Las dos noticias irreversibles del pasado domingo son la extraordinaria victoria electoral de Pablo Casado y la iniciativa de exigir el voto a tumba abierta, con las papeletas de las 32 candidaturas europeas expuestas a la vista del votante y de sus vecinos si desean saber a quién vota. No han escaseado los alaridos alarmados de los guardianes de la Constitución, al detectar la vulneración del secreto de sufragio. A continuación, exponían su ropa interior en Instagram. Y por qué se presupone que nadie miente al votar.

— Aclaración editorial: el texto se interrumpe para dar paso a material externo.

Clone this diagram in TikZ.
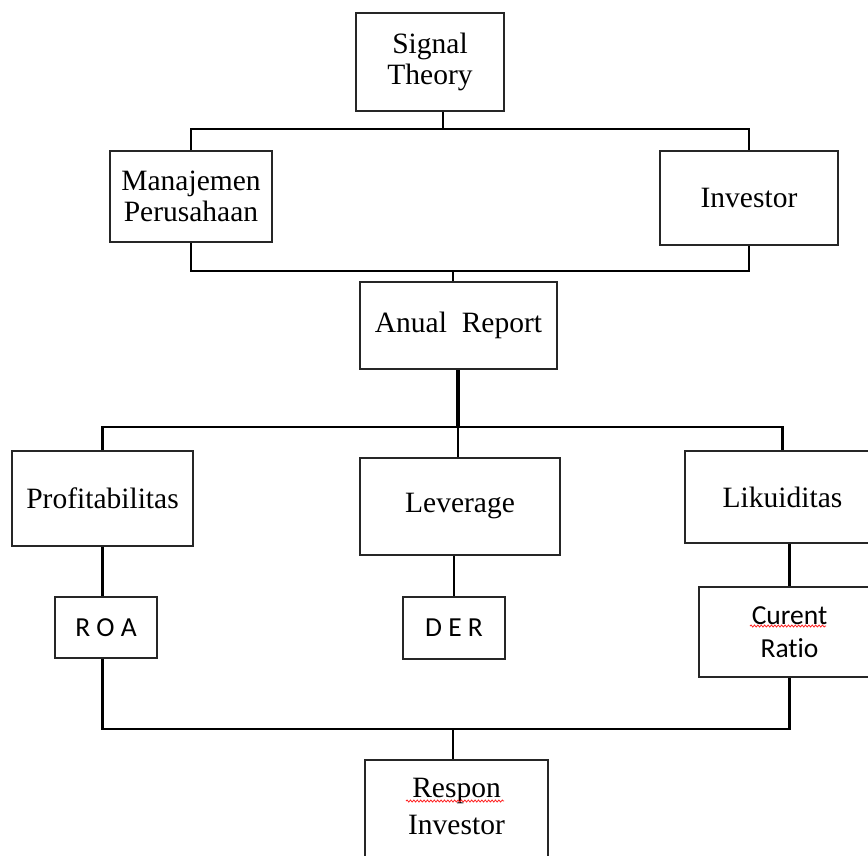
\documentclass[tikz,border=0pt]{standalone}
\usepackage{fontspec}
\setmainfont{Liberation Serif}
\newfontfamily\calibrifont{Carlito}
\usetikzlibrary{decorations.pathmorphing}

\begin{document}
\begin{tikzpicture}[x=1pt, y=-1pt,
    box/.style={draw=black!85, line width=1.6pt, fill=white, align=center, inner sep=0pt,
      font=\fontsize{29.5}{28}\selectfont},
    smallbox/.style={box, font=\calibrifont\fontsize{27.5}{33}\selectfont},
    link/.style={line width=2.9pt},
    trunk/.style={line width=3.8pt},
    squiggle/.style={red!85, line width=0.8pt, decorate,
      decoration={snake, amplitude=1pt, segment length=3.4pt}}]
  \clip (0,0) rectangle (868,855);
  \fill[white] (0,0) rectangle (868,855);

  % --- top: theory and the two parties ---
  \node[box, minimum width=148pt, minimum height=98pt] (signal) at (430,62) {Signal\\[3pt]Theory};
  \node[box, minimum width=162pt, minimum height=91pt] (manaj) at (191,196.5) {Manajemen\\[3pt]Perusahaan};
  \node[box, minimum width=178pt, minimum height=94pt] (invest) at (749,198) {Investor};
  \node[box, minimum width=197pt, minimum height=87pt] (anual) at (458.5,325.5) {Anual\ \ Report};

  % --- middle: the three ratios ---
  \node[box, minimum width=181pt, minimum height=95pt] (profit) at (102.5,498.5) {Profitabilitas};
  \node[box, minimum width=200pt, minimum height=97pt] (lever) at (460,506.5) {Leverage};
  \node[box, minimum width=195pt, minimum height=92pt] (likui) at (782.5,497) {Likuiditas};
  \node[smallbox, minimum width=102pt, minimum height=61pt] (roa) at (106,627.5) {R O A};
  \node[smallbox, minimum width=102pt, minimum height=62pt] (der) at (454,628) {D E R};
  \node[smallbox, minimum width=181pt, minimum height=90pt] (curent) at (789.5,632) {Curent\\Rat\kern0pt io};

  % --- bottom: the response ---
  \node[box, anchor=north, minimum width=183pt, inner ysep=18pt, text depth=60pt] (respon)
    at (456.5,759) {Respon\\[9pt]Investor};

  % --- connectors ---
  \coordinate (j1) at (443,129);
  \coordinate (j2) at (453,271);
  \coordinate (j3) at (458,427);
  \coordinate (j4) at (453,729);
  \draw[link] (j1 |- signal.south) -- (j1);
  \draw[link] (manaj.north) |- (j1) -| (invest.north);
  \draw[link] (manaj.south) |- (j2) -| (invest.south);
  \draw[link] (j2) -- (j2 |- anual.north);
  \draw[trunk] (j3 |- anual.south) -- (j3);
  \draw[link] (profit.north) |- (j3) -| (likui.north);
  \draw[link] (j3) -- (j3 |- lever.north);
  \draw[link] (profit.south) -- (profit.south |- roa.north);
  \draw[link] (der.north |- lever.south) -- (der.north);
  \draw[link] (curent.north |- likui.south) -- (curent.north);
  \draw[link] (profit.south |- roa.south) |- (j4) -| (curent.south);
  \draw[link] (j4) -- (j4 |- respon.north);

  % spell-check marks
  \draw[squiggle] (750,626) -- (826,626);
  \draw[squiggle] (406,801) -- (504,801);
\end{tikzpicture}
\end{document}
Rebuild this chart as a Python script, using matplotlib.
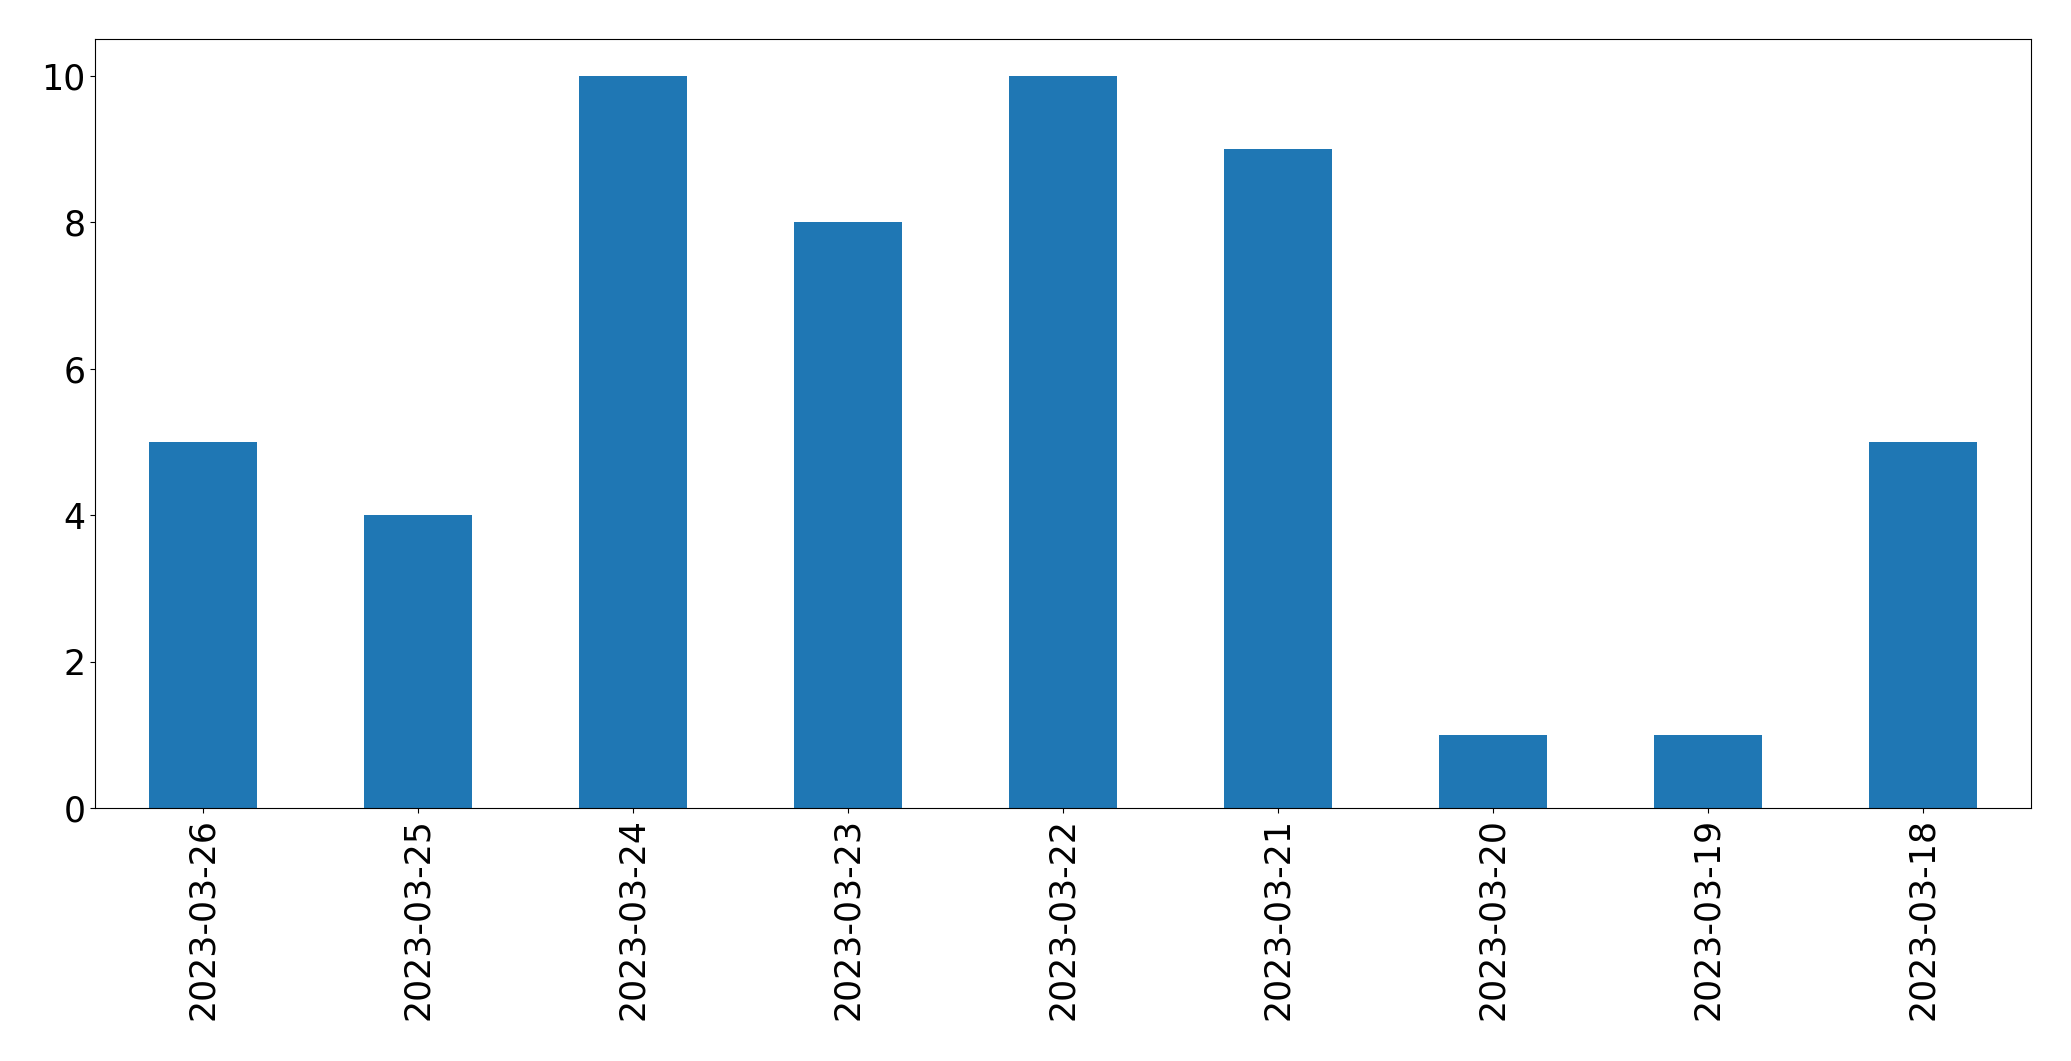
import numpy as np
import pandas as pd
import matplotlib
matplotlib.use("Agg")
import matplotlib.pyplot as plt

plt.rcParams.update({'font.size': 25})

dates = ["2023-03-26", "2023-03-25", "2023-03-24", "2023-03-23", "2023-03-22",
         "2023-03-21", "2023-03-20", "2023-03-19", "2023-03-18"]
counts = [5, 4, 10, 8, 10, 9, 1, 1, 5]

s = pd.Series(counts, index=dates)

fig, ax = plt.subplots(figsize=(20.71, 10.61), dpi=100)
s.plot(kind="bar", ax=ax, color="#1f77b4")
fig.subplots_adjust(left=0.046, right=0.9805, top=0.963, bottom=0.238)

fig.savefig("out.png", dpi=100)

La orientación del voto de un ser humano ha pasado a ser tan irrelevante como su religión, a la hora de estigmatizarlo. En estos tiempos de infidelidades electorales en serie, en que hubo personas que votaron a cuatro partidos distintos en un solo domingo, estallaría cualquier algoritmo encaminado a describir y explotar sus afinidades ideológicas. La pertinencia del sigilo absoluto electoral parece discutible, y menos grave que citar a los enfermos en la consulta en voz alta, para público conocimiento de su afección.

Las reticencias de votar cara al público se extenderán pronto a actividades más repulsivas, como pedir un chuletón en un restaurante a la vista de la concurrencia. Sigue existiendo quien vota por correo para sortear la curiosidad del pueblo. Esta respetable sacralización del sufragio, también implica la convicción de que el voto y su emisor son tan importantes que el planeta entero vive pendiente de la decisión. Frente a estas cautelas, recuerdo como un exceso a Miguel Durán de la ONCE detalándome los pliegues intelectuales de cada una de sus apuestas electorales. Siento decir que no afectó a mi imagen del personaje, en un mundo donde el exceso de información ajusta las valoraciones humanas a criterios cada vez más indefinidos. La principal razón para no compartir el voto propio es no influir en el ajeno. O haber olvidado a quién se votó.